To many Georgians, the events demonstrated that GD had reneged on one of its core electoral promises: not to use violence against protesting citizens. It was a practice that the previous ruling party, the United National Movement (UNM), was widely criticized for, and after GD followed suit many in Tbilisi now expect the party’s downfall.
Georgian Dream has “morphed” into the UNM, commentator Gia Khukhashvili told the IPN newswire. “Both sides [opposition and the government] are responsible for what happened. However, ultimately, the main responsibility rests with the government,” Khukhashvili said.
Some Georgians said the opposition deserved some share of the blame, as well.
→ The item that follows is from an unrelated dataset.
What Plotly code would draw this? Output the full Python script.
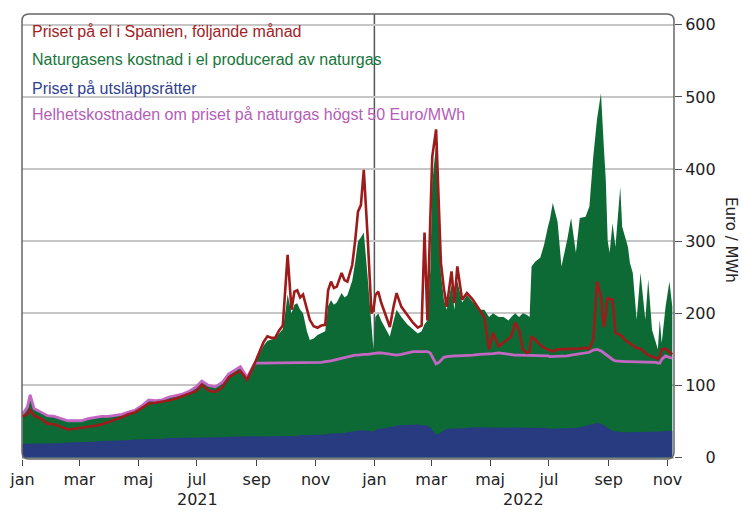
import plotly.graph_objects as go

# ---- data ----
dates = [
    "2021-01-01","2021-01-06","2021-01-09","2021-01-13","2021-01-20","2021-01-27","2021-02-03","2021-02-10",
    "2021-02-17","2021-02-24","2021-03-03","2021-03-10","2021-03-17","2021-03-24","2021-03-31","2021-04-07",
    "2021-04-14","2021-04-21","2021-04-28","2021-05-05","2021-05-12","2021-05-19","2021-05-26","2021-06-02",
    "2021-06-09","2021-06-16","2021-06-23","2021-06-30","2021-07-06","2021-07-13","2021-07-20","2021-07-27",
    "2021-08-03","2021-08-10","2021-08-15","2021-08-22","2021-08-30","2021-09-04","2021-09-08","2021-09-12",
    "2021-09-16","2021-09-20","2021-09-24","2021-09-28","2021-10-01","2021-10-03","2021-10-07","2021-10-10",
    "2021-10-13","2021-10-16","2021-10-19","2021-10-23","2021-10-26","2021-10-30","2021-11-03","2021-11-07",
    "2021-11-11","2021-11-14","2021-11-17","2021-11-20","2021-11-23","2021-11-28","2021-12-01","2021-12-04",
    "2021-12-09","2021-12-12","2021-12-15","2021-12-18","2021-12-21","2021-12-25","2021-12-29","2021-12-31",
    "2022-01-02","2022-01-05","2022-01-08","2022-01-12","2022-01-17","2022-01-21","2022-01-24","2022-01-29",
    "2022-02-04","2022-02-10","2022-02-15","2022-02-19","2022-02-22","2022-02-25","2022-02-28","2022-03-02",
    "2022-03-06","2022-03-09","2022-03-11","2022-03-14","2022-03-17","2022-03-22","2022-03-25","2022-03-28",
    "2022-04-02","2022-04-07","2022-04-13","2022-04-20","2022-04-25","2022-04-30","2022-05-04","2022-05-10",
    "2022-05-15","2022-05-20","2022-05-23","2022-05-27","2022-05-31","2022-06-04","2022-06-08","2022-06-11",
    "2022-06-13","2022-06-17","2022-06-22","2022-06-26","2022-06-30","2022-07-02","2022-07-05","2022-07-10",
    "2022-07-14","2022-07-20","2022-07-24","2022-07-29","2022-08-02","2022-08-08","2022-08-12","2022-08-16",
    "2022-08-20","2022-08-24","2022-08-27","2022-08-29","2022-08-31","2022-09-02","2022-09-05","2022-09-08",
    "2022-09-13","2022-09-15","2022-09-18","2022-09-21","2022-09-23","2022-09-26","2022-09-30","2022-10-04",
    "2022-10-09","2022-10-12","2022-10-16","2022-10-20","2022-10-22","2022-10-24","2022-10-26","2022-10-30",
    "2022-11-03","2022-11-06",
]

# Priset på utsläppsrätter (Euro/MWh)
utslapp = [
    19,19,19,19,19,20,20,20, 21,21,22,22,22,23,23,24, 24,24,25,25,26,26,26,27,
    27,27,28,28,28,28,28,28, 29,29,29,29,30,30,30,30, 30,30,30,30,30,30,30,30,
    30,31,31,31,31,31,32,32, 32,33,33,33,33,34,34,35, 36,37,38,38,38,37,36,36,
    38,40,40,41,42,43,44,45, 45,46,46,45,45,44,42,38, 32,33,35,38,40,40,40,40,
    41,41,42,42,42,42,42,42, 42,42,42,41,41,41,41,41, 41,41,41,41,41,40,40,40,
    40,40,41,41,42,44,45,47, 48,47,45,43,41,39,37,36, 35,35,35,35,35,35,35,35,
    35,35,35,35,35,35,36,37, 37,37,
]

# Naturgasens kostnad i el producerad av naturgas (top of green area, incl. utsläppsrätter)
naturgas = [
    60,68,80,68,63,58,57,54, 51,51,51,54,56,57,57,58, 60,63,66,72,80,79,80,84,
    86,88,92,98,106,100,98,104, 116,122,126,111,131,145,155,162, 163,165,172,178,205,226,200,212,
    214,205,200,175,163,165,170,172, 175,210,218,212,215,228,222,225, 245,270,300,305,312,250,190,150,
    195,200,190,180,168,190,205,195, 185,178,172,175,185,190,260,380, 435,330,255,220,205,240,205,245,
    215,225,215,205,205,195,200,195, 195,190,195,200,195,200,198,195, 265,272,277,295,320,330,353,327,
    265,302,332,284,332,334,348,417, 470,505,430,385,300,284,325,292, 375,320,306,292,270,256,191,256,
    191,247,177,159,150,191,159,209, 244,209,
]

# Helhetskostnaden om priset på naturgas högst 50 Euro/MWh
helhet = [
    60,70,87,68,63,58,57,54, 51,51,51,54,56,57,57,58, 60,63,66,72,80,79,80,84,
    86,88,92,98,106,100,98,104, 116,122,126,111,131,131,131,131, 131,132,132,132,132,132,132,132,
    132,132,132,132,132,132,132,132, 133,133,134,135,136,138,139,140, 141,142,142,143,143,143,144,144,
    145,145,145,144,143,142,142,143, 145,147,147,147,147,147,145,140, 130,132,135,139,140,141,141,141,
    141,141,142,143,143,144,144,145, 144,143,142,142,142,142,142,142, 142,142,142,141,141,140,140,140,
    140,141,142,143,144,145,146,149, 150,148,145,142,140,138,136,134, 133,133,133,133,133,133,133,133,
    133,133,133,132,131,131,136,141, 139,138,
]

# Priset på el i Spanien, följande månad
elpris = [
    57,60,66,58,54,47,46,42, 39,40,41,43,44,46,49,52, 56,60,63,69,75,76,77,79,
    82,85,88,92,101,93,91,97, 111,117,120,108,131,148,160,168, 166,166,176,183,240,281,205,230,
    232,222,226,205,191,182,180,183, 184,232,244,235,237,256,246,244, 267,300,341,350,399,306,200,205,
    225,230,215,200,181,210,228,209, 198,187,180,183,312,190,330,417, 455,334,270,235,209,258,214,265,
    219,228,219,205,195,150,173,154, 159,165,168,187,177,150,145,147, 168,163,156,152,150,148,147,150,
    150,151,150,150,151,152,151,163, 244,223,181,200,222,220,219,173, 170,168,163,160,159,155,152,151,
    145,142,140,138,137,140,150,151, 146,143,
]

month_ticks = ["2021-01-01","2021-03-01","2021-05-01","2021-07-01","2021-09-01","2021-11-01",
               "2022-01-01","2022-03-01","2022-05-01","2022-07-01","2022-09-01","2022-11-01"]
month_labels = ["jan","mar","maj","jul","sep","nov","jan","mar","maj","jul","sep","nov"]
y_ticks = [0, 100, 200, 300, 400, 500, 600]
y_labels = ["\u2007\u20070", "100", "200", "300", "400", "500", "600"]
year_labels = [("2021", "2021-07-02"), ("2022", "2022-06-05")]

legend_texts = [
    ("Priset på el i Spanien, följande månad", "#a3211f"),
    ("Naturgasens kostnad i el producerad av naturgas", "#17763a"),
    ("Priset på utsläppsrätter", "#2f3f8f"),
    ("Helhetskostnaden om priset på naturgas högst 50 Euro/MWh", "#b55db8"),
]

GREEN = "#0d6a35"
BLUE = "#283a80"
MAGENTA = "#c467c4"
RED = "#9e1b1b"

fig = go.Figure()
fig.add_trace(go.Scatter(x=dates, y=naturgas, mode="lines", fill="tozeroy",
                         line=dict(width=0, color=GREEN), fillcolor=GREEN, hoverinfo="skip"))
fig.add_trace(go.Scatter(x=dates, y=utslapp, mode="lines", fill="tozeroy",
                         line=dict(width=0, color=BLUE), fillcolor=BLUE, hoverinfo="skip"))
fig.add_trace(go.Scatter(x=dates, y=helhet, mode="lines",
                         line=dict(width=2.8, color=MAGENTA), hoverinfo="skip"))
fig.add_trace(go.Scatter(x=dates, y=elpris, mode="lines",
                         line=dict(width=2.6, color=RED), hoverinfo="skip"))

W, H = 742, 510
ml, mr, mt, mb = 22, 68, 14, 51
pw, ph = W - ml - mr, H - mt - mb

fig.update_layout(
    width=W, height=H, margin=dict(l=ml, r=mr, t=mt, b=mb, autoexpand=False),
    paper_bgcolor="white", plot_bgcolor="white", showlegend=False,
    font=dict(family="DejaVu Sans", size=16, color="#222222"),
    xaxis=dict(type="date", range=["2020-12-31 12:00", "2022-11-07 18:00"],
               tickmode="array", tickvals=month_ticks, ticktext=month_labels,
               ticks="outside", ticklen=6, tickwidth=1.2, tickcolor="#444444",
               showgrid=False, zeroline=False, showline=False, automargin=False,
               tickfont=dict(family="DejaVu Sans", size=16, color="#222222")),
    yaxis=dict(side="right", range=[-2, 615], tickmode="array",
               tickvals=y_ticks, ticktext=y_labels,
               ticks="outside", ticklen=7, tickwidth=1.2, tickcolor="#555555",
               showgrid=True, gridcolor="#c6c6c6", gridwidth=1.5,
               zeroline=False, showline=False, automargin=False,
               tickfont=dict(family="DejaVu Sans", size=16, color="#222222")),
)

# white patches that interrupt gridlines behind legend texts
fig.add_shape(type="rect", xref="paper", yref="y", x0=0, x1=(309 - ml) / pw, y0=588, y1=612,
              fillcolor="white", line=dict(width=0), layer="between")
fig.add_shape(type="rect", xref="paper", yref="y", x0=0, x1=(210 - ml) / pw, y0=488, y1=512,
              fillcolor="white", line=dict(width=0), layer="between")
# year separator
fig.add_shape(type="line", xref="x", yref="paper", x0="2022-01-01", x1="2022-01-01", y0=0, y1=1,
              line=dict(color="#555555", width=1.5), layer="between")
# rounded frame
rx, ry = 7 / pw, 7 / ph
path = (f"M {rx},0 L {1-rx},0 Q 1,0 1,{ry} L 1,{1-ry} Q 1,1 {1-rx},1 "
        f"L {rx},1 Q 0,1 0,{1-ry} L 0,{ry} Q 0,0 {rx},0 Z")
fig.add_shape(type="path", xref="paper", yref="paper", path=path,
              line=dict(color="#666666", width=1.5), layer="above")

# legend texts
row_y = [31, 59, 88, 115]
for (txt, col), yp in zip(legend_texts, row_y):
    fig.add_annotation(text=txt, xref="paper", yref="paper", x=0, xshift=8,
                       y=(H - mb - yp) / ph, xanchor="left", yanchor="middle", showarrow=False,
                       font=dict(family="Liberation Sans", size=16, color=col))

# year labels
for txt, xd in year_labels:
    fig.add_annotation(text=txt, xref="x", yref="paper", x=xd, y=(H - mb - 499) / ph,
                       xanchor="center", yanchor="middle", showarrow=False, borderpad=0,
                       font=dict(family="DejaVu Sans", size=16, color="#222222"))

# axis title (reads top to bottom)
fig.add_annotation(text="Euro / MWh", xref="paper", yref="paper", x=1, xshift=731 - (W - mr),
                   y=(H - mb - 240) / ph, xanchor="center", yanchor="middle", textangle=90,
                   showarrow=False, borderpad=0,
                   font=dict(family="DejaVu Sans", size=15, color="#222222"))

fig.write_html("out.html", config={"displayModeBar": False},
               post_script="document.body.style.margin='0';document.body.style.padding='0';")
“People had a legitimate protest, but the opposition, the UNM, exploited it to improve their chances of returning to power, as it is all that they want,” Sanata Dzadzamia, an actress who was displaced from her home Abkhazia during the war in the 1990s, told Eurasianet. “They deliberately stoked tensions and tried to lead people to storm the parliament […] The government then went completely overboard, injuring and maiming people. It was sickening to watch the violence and it was also sickening to watch people who themselves used violence against people not too long ago pretend that they care about it now.”
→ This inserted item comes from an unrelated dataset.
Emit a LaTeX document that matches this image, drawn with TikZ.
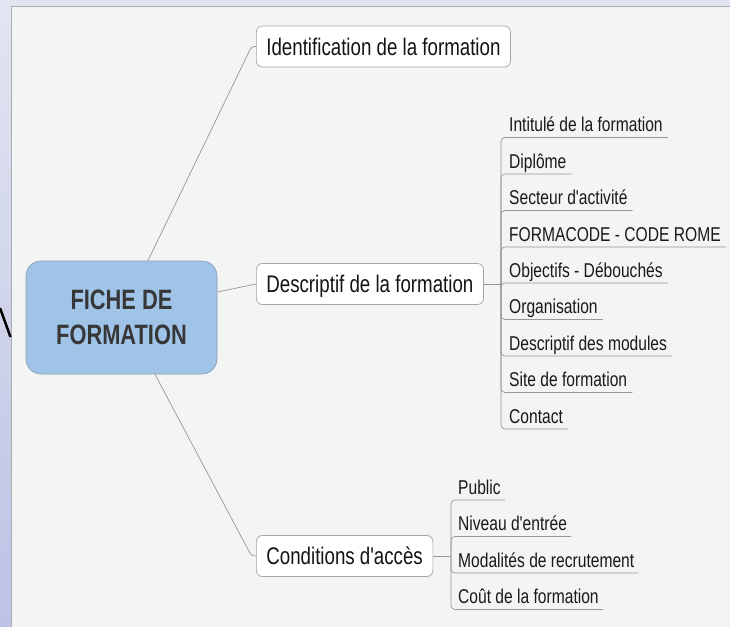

GD’s political rhetoric has always emphasized the events of November 7, 2007, when the UNM-led government violently broke up a demonstration in Tbilisi. Now some say that the Georgian Dream committed its own November 7 and will pay a high price for it. "The moment you [the government] started claiming that November 7 was worse, you have lost, it means you have hit rock bottom,” wrote Tinatin Khidasheli, a former defense minister and GD ally who has emerged as a government critic, on her Facebook page.
Others, though, suggested that GD and its leader Bidzina Ivanishvili may be able to wriggle their way out of this crisis. “In contrast to the UNM, Georgian Dream is amorphous as a governing force,” Jaba Devdariani, a political commentator, told Eurasianet. He said that the ruling party’s is based on a peculiar structure, wherein dispensable placeholders formally occupy top government positions, but there is no ideological backbone and only a loose administrative structure. Real power rests with Ivanishvili and his allies, attached to him through personal and financial loyalty.
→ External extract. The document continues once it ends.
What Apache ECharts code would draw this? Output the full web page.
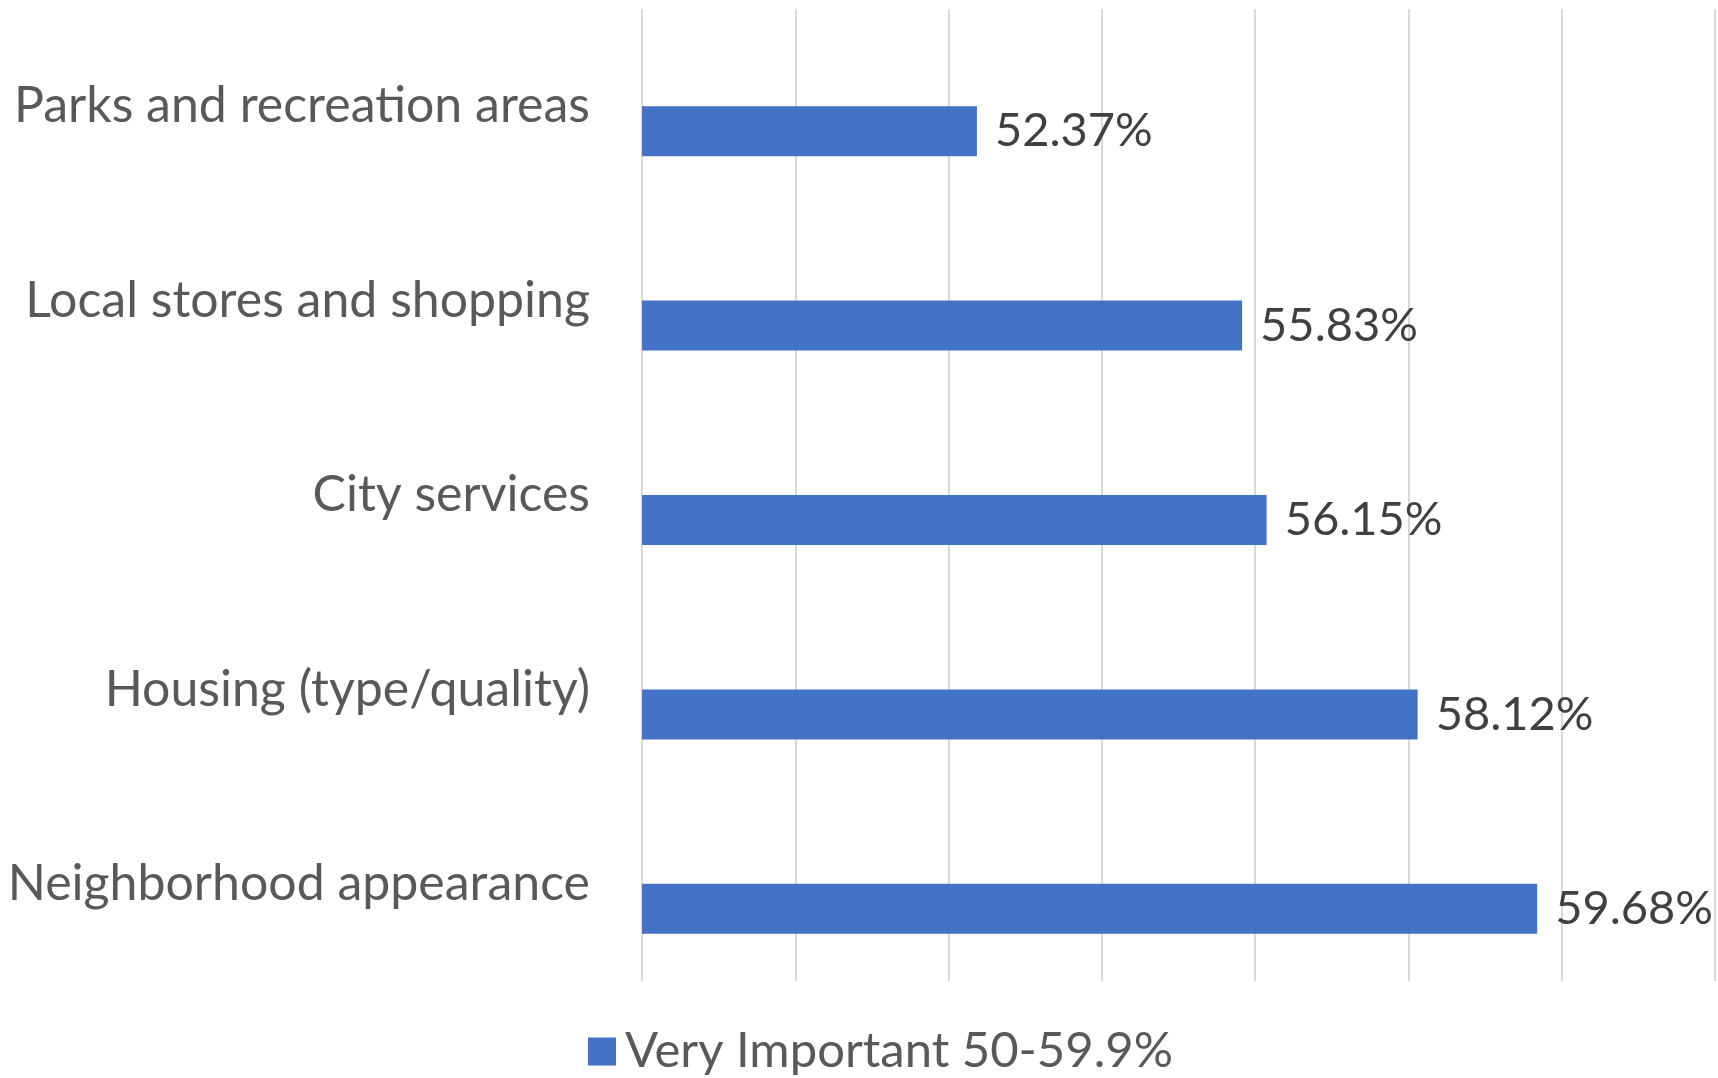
<!DOCTYPE html>
<html>
<head>
<meta charset="utf-8">
<script src="https://cdn.jsdelivr.net/npm/echarts@6/dist/echarts.min.js"></script>
<style>html,body{margin:0;padding:0;background:#fff}#c{width:1718px;height:1078px}</style>
</head>
<body>
<div id="c"></div>
<script>
const categories = ['Parks and recreation areas', 'Local stores and shopping', 'City services', 'Housing (type/quality)', 'Neighborhood appearance'];
const seriesName = 'Very Important 50-59.9%';
const values = [52.37, 55.83, 56.15, 58.12, 59.68];
const placeholder = [null, null, null, null, null];
const axisMin = 48, axisMax = 62, axisStep = 2;

const FONT = 'Lato, "Open Sans", sans-serif';
const chart = echarts.init(document.getElementById('c'), null, {renderer: 'canvas'});
chart.setOption({
  animation: false,
  backgroundColor: '#ffffff',
  grid: {left: 642, right: 3, top: 9, bottom: 97, containLabel: false},
  legend: {
    data: [seriesName],
    left: 583, top: 1022,
    itemWidth: 28, itemHeight: 28, itemGap: 10,
    icon: 'rect',
    textStyle: {fontFamily: FONT, fontSize: 49, color: '#595959', padding: [0,0,0,4]}
  },
  xAxis: {
    type: 'value', min: axisMin, max: axisMax, interval: axisStep,
    axisLine: {show: false}, axisTick: {show: false}, axisLabel: {show: false},
    splitLine: {show: true, lineStyle: {color: '#d9d9d9', width: 2}}
  },
  yAxis: {
    type: 'category', data: categories, inverse: true,
    axisLine: {show: false}, axisTick: {show: false},
    axisLabel: {fontFamily: FONT, fontSize: 50, color: '#595959', margin: 52}
  },
  series: [
    {type: 'bar', name: '', data: placeholder, barWidth: 50, barGap: '0%', silent: true},
    {type: 'bar', name: seriesName, data: values, barWidth: 50, barGap: '0%',
     itemStyle: {color: '#4472C4'},
     label: {show: true, position: 'right', distance: 18, fontFamily: FONT, fontSize: 47, color: '#404040',
             formatter: p => p.value.toFixed(2) + '%'}}
  ]
});
</script>
</body>
</html>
“Georgian Dream will collapse only when accepting Ivanishvili’s money will become unacceptable, or when Ivanishvili decides that it [GD] has outlived its utility,” Devdariani said. “But that won’t necessarily mean the end of Ivanishvili’s influence.”
One of those commonly seen as a dispensable GD placeholder, Speaker of Parliament Irakli Kobakhidze, resigned on June 21. Zakaria Kutsnashvili, who organized the fateful meeting in parliament, also resigned.
Opposition parties, including the European Georgia and UNM, announced they would continue demonstrations on the evening of June 21.
Giorgi Lomsadze is a journalist based in Tbilisi, and author of Tamada Tales.